[Records from a dataset]
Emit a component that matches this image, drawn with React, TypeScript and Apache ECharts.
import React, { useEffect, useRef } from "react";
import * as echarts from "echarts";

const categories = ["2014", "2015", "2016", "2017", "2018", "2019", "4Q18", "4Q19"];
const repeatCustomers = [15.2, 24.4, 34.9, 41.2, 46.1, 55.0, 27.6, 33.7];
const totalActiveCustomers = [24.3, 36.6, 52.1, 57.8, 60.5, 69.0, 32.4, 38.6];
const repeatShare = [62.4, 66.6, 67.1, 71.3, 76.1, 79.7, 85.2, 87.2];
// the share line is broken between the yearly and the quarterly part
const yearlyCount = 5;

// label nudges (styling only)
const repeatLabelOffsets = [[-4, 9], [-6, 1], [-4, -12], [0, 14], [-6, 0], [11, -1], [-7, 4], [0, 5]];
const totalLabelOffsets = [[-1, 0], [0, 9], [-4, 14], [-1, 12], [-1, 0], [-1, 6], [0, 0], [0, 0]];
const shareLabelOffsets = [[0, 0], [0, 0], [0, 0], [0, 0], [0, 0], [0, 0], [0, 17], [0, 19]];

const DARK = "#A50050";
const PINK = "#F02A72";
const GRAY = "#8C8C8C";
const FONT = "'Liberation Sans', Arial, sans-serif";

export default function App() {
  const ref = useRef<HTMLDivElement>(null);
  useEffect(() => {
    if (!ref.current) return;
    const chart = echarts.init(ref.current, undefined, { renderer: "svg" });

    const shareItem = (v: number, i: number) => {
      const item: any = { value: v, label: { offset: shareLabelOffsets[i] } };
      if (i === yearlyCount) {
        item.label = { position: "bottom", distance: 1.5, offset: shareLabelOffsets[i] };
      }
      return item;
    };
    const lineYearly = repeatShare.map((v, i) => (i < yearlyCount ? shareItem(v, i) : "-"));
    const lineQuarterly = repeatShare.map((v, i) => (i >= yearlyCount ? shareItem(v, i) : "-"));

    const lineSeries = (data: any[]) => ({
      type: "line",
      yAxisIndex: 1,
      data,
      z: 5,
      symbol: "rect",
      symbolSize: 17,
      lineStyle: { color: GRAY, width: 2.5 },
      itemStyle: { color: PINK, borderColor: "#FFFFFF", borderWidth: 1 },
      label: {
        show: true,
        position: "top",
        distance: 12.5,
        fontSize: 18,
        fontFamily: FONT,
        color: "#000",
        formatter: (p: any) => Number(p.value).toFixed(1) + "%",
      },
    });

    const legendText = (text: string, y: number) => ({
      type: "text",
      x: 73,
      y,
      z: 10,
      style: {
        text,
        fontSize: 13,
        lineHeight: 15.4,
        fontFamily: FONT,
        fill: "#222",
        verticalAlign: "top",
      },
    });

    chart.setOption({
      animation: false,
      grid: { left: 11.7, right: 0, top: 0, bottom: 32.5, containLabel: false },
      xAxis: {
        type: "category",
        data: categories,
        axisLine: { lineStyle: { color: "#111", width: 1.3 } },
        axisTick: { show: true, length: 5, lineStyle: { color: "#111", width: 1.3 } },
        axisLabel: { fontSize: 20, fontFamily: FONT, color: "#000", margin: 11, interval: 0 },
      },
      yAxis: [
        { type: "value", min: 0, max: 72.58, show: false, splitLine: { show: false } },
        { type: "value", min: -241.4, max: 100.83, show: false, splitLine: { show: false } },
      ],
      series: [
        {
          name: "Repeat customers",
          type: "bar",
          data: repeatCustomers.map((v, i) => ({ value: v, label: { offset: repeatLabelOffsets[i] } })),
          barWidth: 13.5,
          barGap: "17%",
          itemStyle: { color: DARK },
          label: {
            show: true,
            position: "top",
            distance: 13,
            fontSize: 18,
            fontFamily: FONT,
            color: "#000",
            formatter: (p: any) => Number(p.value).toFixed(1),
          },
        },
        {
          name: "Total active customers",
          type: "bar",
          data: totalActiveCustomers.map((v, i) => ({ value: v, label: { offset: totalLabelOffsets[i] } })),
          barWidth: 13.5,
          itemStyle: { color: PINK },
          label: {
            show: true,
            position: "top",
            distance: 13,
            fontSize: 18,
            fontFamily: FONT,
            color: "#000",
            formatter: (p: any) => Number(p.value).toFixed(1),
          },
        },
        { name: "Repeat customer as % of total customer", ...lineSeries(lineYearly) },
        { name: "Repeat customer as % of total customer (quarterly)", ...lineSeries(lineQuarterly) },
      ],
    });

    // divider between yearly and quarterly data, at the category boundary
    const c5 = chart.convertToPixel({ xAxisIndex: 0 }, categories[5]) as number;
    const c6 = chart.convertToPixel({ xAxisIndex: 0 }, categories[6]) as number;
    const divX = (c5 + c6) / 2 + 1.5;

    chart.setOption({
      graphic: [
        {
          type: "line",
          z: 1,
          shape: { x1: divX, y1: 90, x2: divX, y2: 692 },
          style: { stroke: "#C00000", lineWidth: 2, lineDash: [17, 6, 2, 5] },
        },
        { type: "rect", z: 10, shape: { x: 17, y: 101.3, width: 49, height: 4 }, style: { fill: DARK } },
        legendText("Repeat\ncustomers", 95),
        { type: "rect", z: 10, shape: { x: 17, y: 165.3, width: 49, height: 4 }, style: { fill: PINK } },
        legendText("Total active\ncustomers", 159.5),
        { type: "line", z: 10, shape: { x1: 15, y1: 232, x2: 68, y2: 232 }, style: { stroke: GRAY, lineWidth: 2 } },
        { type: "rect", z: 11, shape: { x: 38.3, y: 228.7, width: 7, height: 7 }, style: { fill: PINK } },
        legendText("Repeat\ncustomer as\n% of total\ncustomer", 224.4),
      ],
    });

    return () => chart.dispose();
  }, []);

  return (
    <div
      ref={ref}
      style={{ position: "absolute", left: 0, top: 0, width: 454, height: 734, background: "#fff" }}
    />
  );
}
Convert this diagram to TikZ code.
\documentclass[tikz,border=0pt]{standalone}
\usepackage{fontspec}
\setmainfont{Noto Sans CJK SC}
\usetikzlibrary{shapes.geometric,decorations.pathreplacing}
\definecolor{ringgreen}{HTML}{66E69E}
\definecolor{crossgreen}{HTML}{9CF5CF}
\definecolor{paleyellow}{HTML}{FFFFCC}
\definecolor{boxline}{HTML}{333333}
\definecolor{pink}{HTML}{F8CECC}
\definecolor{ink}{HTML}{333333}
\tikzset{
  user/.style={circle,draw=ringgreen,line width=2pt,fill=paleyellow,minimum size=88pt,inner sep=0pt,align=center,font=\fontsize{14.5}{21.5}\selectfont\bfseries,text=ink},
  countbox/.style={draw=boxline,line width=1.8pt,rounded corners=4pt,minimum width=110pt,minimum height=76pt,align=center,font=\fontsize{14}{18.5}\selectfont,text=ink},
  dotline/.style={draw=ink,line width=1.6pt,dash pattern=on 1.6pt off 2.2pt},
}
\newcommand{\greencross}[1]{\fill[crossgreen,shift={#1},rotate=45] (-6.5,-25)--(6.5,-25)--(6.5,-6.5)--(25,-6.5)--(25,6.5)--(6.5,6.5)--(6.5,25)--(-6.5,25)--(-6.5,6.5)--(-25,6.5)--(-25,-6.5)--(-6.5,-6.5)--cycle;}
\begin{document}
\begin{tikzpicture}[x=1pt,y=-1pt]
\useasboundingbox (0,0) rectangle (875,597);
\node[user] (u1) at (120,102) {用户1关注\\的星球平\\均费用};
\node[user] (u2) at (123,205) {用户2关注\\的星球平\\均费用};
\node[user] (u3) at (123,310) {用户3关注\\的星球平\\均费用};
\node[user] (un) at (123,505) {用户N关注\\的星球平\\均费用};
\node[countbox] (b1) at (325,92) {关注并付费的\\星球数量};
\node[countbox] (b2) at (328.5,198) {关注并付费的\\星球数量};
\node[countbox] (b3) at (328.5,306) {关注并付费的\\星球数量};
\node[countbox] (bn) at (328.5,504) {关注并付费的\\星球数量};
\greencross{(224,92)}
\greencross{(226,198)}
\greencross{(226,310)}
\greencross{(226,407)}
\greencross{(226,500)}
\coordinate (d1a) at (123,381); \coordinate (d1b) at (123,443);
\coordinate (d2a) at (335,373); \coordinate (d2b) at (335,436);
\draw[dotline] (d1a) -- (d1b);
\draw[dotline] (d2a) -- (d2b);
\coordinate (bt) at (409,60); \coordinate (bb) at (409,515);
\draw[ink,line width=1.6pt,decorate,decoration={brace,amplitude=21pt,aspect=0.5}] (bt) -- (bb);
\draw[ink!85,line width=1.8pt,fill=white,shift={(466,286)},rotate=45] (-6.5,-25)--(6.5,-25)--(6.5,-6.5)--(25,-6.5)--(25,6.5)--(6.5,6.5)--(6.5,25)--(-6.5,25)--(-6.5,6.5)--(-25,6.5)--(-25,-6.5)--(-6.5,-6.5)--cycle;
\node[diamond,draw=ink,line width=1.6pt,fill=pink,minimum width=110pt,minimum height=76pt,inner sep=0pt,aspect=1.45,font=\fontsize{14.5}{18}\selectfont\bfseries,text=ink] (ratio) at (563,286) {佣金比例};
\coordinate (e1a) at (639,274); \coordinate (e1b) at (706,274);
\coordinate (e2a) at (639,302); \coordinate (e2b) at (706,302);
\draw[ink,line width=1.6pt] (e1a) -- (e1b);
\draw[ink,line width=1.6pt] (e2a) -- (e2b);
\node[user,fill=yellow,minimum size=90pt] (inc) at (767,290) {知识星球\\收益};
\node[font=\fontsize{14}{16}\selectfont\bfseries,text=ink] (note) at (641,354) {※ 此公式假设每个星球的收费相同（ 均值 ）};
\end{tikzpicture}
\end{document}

...

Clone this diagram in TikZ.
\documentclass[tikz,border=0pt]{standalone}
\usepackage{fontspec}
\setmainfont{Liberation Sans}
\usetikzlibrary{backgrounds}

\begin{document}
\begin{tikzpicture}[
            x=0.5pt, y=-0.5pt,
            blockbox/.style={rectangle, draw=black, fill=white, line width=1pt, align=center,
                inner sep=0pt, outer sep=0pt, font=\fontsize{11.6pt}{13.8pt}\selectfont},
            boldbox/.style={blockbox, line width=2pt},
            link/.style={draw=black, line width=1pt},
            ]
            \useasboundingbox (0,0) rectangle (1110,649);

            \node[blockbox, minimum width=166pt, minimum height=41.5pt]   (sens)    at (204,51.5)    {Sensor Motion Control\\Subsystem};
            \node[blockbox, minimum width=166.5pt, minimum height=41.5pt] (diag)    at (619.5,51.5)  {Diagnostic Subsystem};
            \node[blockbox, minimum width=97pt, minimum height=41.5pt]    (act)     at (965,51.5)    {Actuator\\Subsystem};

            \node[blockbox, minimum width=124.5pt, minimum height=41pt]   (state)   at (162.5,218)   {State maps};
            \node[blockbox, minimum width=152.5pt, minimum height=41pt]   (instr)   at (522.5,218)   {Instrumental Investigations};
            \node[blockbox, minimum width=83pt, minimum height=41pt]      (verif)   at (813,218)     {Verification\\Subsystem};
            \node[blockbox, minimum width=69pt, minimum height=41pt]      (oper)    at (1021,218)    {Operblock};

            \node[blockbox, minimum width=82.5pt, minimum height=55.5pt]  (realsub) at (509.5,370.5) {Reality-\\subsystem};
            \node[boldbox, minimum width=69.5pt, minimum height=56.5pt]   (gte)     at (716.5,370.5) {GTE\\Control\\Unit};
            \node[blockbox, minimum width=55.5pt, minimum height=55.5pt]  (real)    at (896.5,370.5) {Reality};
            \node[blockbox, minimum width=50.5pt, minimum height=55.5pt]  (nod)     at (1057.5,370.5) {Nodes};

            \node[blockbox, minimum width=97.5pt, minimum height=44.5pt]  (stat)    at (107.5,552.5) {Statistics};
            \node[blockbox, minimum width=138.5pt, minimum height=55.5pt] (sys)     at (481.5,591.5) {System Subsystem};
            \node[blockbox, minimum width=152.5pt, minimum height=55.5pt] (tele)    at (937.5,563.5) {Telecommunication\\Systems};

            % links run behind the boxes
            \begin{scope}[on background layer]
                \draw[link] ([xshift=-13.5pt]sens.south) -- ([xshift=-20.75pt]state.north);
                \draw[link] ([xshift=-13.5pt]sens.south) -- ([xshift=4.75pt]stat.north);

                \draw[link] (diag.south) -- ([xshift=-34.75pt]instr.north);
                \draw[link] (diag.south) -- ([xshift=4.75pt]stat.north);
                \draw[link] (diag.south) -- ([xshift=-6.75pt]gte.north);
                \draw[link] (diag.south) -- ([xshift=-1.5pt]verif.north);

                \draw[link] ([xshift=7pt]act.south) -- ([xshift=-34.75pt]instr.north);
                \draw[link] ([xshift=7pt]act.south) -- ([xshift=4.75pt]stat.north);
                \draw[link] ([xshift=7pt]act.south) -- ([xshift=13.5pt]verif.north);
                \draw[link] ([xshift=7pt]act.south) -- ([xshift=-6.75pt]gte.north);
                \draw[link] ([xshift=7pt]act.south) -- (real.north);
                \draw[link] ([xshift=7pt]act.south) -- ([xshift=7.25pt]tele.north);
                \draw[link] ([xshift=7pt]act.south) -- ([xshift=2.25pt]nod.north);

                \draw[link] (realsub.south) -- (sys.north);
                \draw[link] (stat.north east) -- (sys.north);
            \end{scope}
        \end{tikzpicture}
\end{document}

Instructions to follow — Only the lines from the one containing "Clone this diagram in TikZ." through the one containing "minimum width=50.5pt, minimum" are to be reproduced, exactly as they appear.

Solution for this problem —
Clone this diagram in TikZ.
\documentclass[tikz,border=0pt]{standalone}
\usepackage{fontspec}
\setmainfont{Liberation Sans}
\usetikzlibrary{backgrounds}

\begin{document}
\begin{tikzpicture}[
            x=0.5pt, y=-0.5pt,
            blockbox/.style={rectangle, draw=black, fill=white, line width=1pt, align=center,
                inner sep=0pt, outer sep=0pt, font=\fontsize{11.6pt}{13.8pt}\selectfont},
            boldbox/.style={blockbox, line width=2pt},
            link/.style={draw=black, line width=1pt},
            ]
            \useasboundingbox (0,0) rectangle (1110,649);

            \node[blockbox, minimum width=166pt, minimum height=41.5pt]   (sens)    at (204,51.5)    {Sensor Motion Control\\Subsystem};
            \node[blockbox, minimum width=166.5pt, minimum height=41.5pt] (diag)    at (619.5,51.5)  {Diagnostic Subsystem};
            \node[blockbox, minimum width=97pt, minimum height=41.5pt]    (act)     at (965,51.5)    {Actuator\\Subsystem};

            \node[blockbox, minimum width=124.5pt, minimum height=41pt]   (state)   at (162.5,218)   {State maps};
            \node[blockbox, minimum width=152.5pt, minimum height=41pt]   (instr)   at (522.5,218)   {Instrumental Investigations};
            \node[blockbox, minimum width=83pt, minimum height=41pt]      (verif)   at (813,218)     {Verification\\Subsystem};
            \node[blockbox, minimum width=69pt, minimum height=41pt]      (oper)    at (1021,218)    {Operblock};

            \node[blockbox, minimum width=82.5pt, minimum height=55.5pt]  (realsub) at (509.5,370.5) {Reality-\\subsystem};
            \node[boldbox, minimum width=69.5pt, minimum height=56.5pt]   (gte)     at (716.5,370.5) {GTE\\Control\\Unit};
            \node[blockbox, minimum width=55.5pt, minimum height=55.5pt]  (real)    at (896.5,370.5) {Reality};
            \node[blockbox, minimum width=50.5pt, minimum height=55.5pt]  (nod)     at (1057.5,370.5) {Nodes};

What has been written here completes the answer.